Как-то я ехала в купе со стеклянной дверью, где в мягких креслах, помимо меня, расположились еще всего двое пассажиров: мужчина среднего возраста, читавший газету (я почему-то решила, что он коммивояжер – наверное, начитавшись романов Мартина Вальзера), и пожилая дама с поджатыми губками. Я села, положив рядом сумочку, в которой были документы и деньги, а чемодан предусмотрительно поставила наверх, на багажную сетку. Усевшись поудобнее, я открыла книгу (одну из тех, которыми меня щедро одаривали издательства) и стала читать, как говорится, под мерный стук колес.
Я не замечала, что пожилая дама, сидевшая напротив, наблюдает за мной со все нарастающим возмущением.
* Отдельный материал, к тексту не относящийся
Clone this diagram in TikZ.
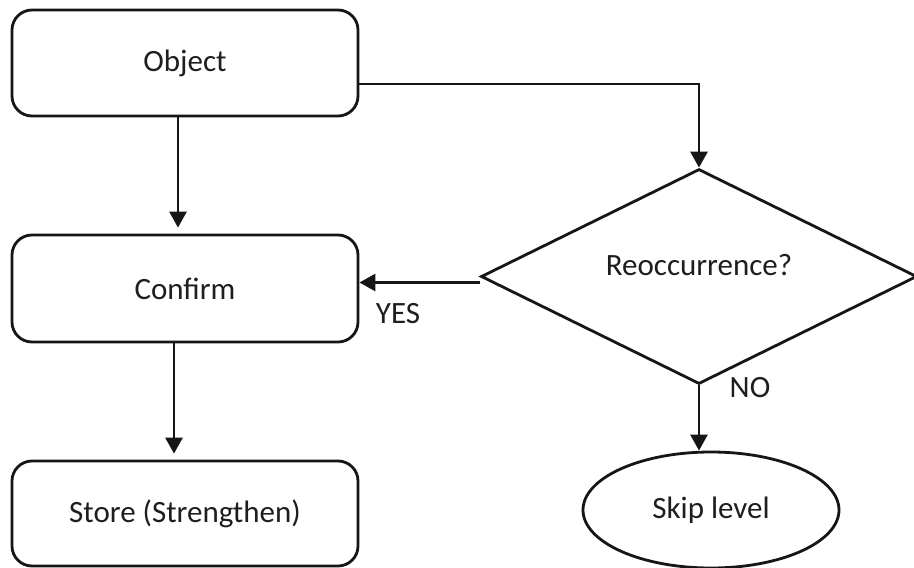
\documentclass[tikz,border=0pt]{standalone}
\usepackage{fontspec}
\setmainfont{Carlito}
\usetikzlibrary{shapes.geometric,arrows.meta}

\definecolor{ink}{HTML}{161616}
\definecolor{txtc}{HTML}{1E1E1E}

\tikzset{
  line/.style={draw=ink, line width=2.8pt},
  stepbox/.style={line, rectangle, rounded corners=20pt,
    minimum width=346pt, inner sep=0pt, text=txtc,
    font=\fontsize{31}{37}\selectfont},
  decision/.style={line, diamond, minimum width=436pt,
    minimum height=215pt, inner sep=0pt},
  terminal/.style={line, ellipse, minimum width=256pt,
    minimum height=116pt, inner sep=0pt, text=txtc,
    font=\fontsize{31}{37}\selectfont},
  lbl/.style={text=txtc, inner sep=0pt, font=\fontsize{31}{37}\selectfont},
  arr/.style={line, -{Triangle[width=17pt,length=16pt]}}
}

\begin{document}
\begin{tikzpicture}[x=1pt, y=-1pt]
  \useasboundingbox[fill=white] (0,0) rectangle (914,568);

  % process boxes on the left
  \node[stepbox, minimum height=106pt] (obj)   at (185,63)    {Object};
  \node[stepbox, minimum height=107pt] (conf)  at (185,288.5) {Confirm};
  \node[stepbox, minimum height=105pt] (store) at (185,513.5) {Store (Strengthen)};

  % decision and end state on the right
  \node[decision] (dia) at (699,276.5) {};
  \node[lbl] (diatext) at ([yshift=11pt]dia.center) {Reoccurrence?};
  \node[terminal] (skip) at (711,510) {Skip level};

  % connectors
  \draw[arr, shorten >=6pt] ([xshift=-7pt]obj.south) -- ([xshift=-7pt]obj.south |- conf.north);
  \draw[arr, shorten >=6pt] ([xshift=-11pt]conf.south) -- ([xshift=-11pt]conf.south |- store.north);
  \draw[arr] ([yshift=-21pt]obj.east) -| (dia.north);
  \draw[arr] ([yshift=-6pt]dia.west) -- ([yshift=-6pt]dia.west -| conf.east);
  \draw[arr] (dia.south) -- (dia.south |- skip.north);

  % branch labels
  \node[lbl] (yes) at (398,314) {YES};
  \node[lbl] (no)  at (750,388) {NO};
\end{tikzpicture}
\end{document}
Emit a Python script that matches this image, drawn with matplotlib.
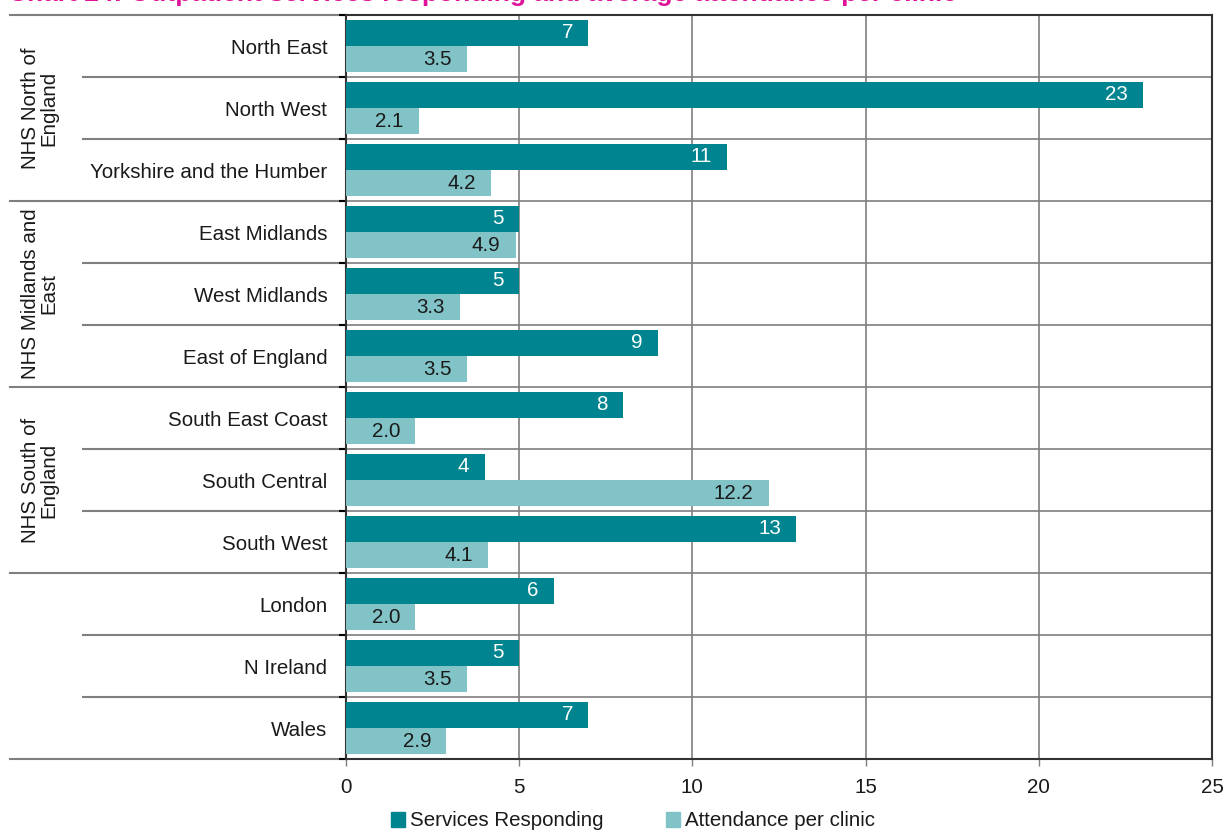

В какой-то миг, оторвав глаза от книги, чтобы взглянуть в окно – о чудесные рейнские пейзажи! – я с ужасом поняла, что вредная старуха меня за что-то возненавидела. Я вопросительно посмотрела на свою визави. И та, воспользовавшись моментом – я больше не читаю, – сказала: «Майне даме, вы всю дорогу беспокоите своего соседа!» Я изумленно спросила: «Чем?» Старушка укоризненно показала глазами на мою маленькую сумочку: одна ручка сумочки касалась рукава господина, поглощенного биржевыми ведомостями. «Простите, ради бога», – сказала я и тут же придвинула сумочку поближе к себе. Дальнейшее могло бы напомнить чеховскую «Смерть чиновника», если бы мне не надо было выходить на ближайшей станции.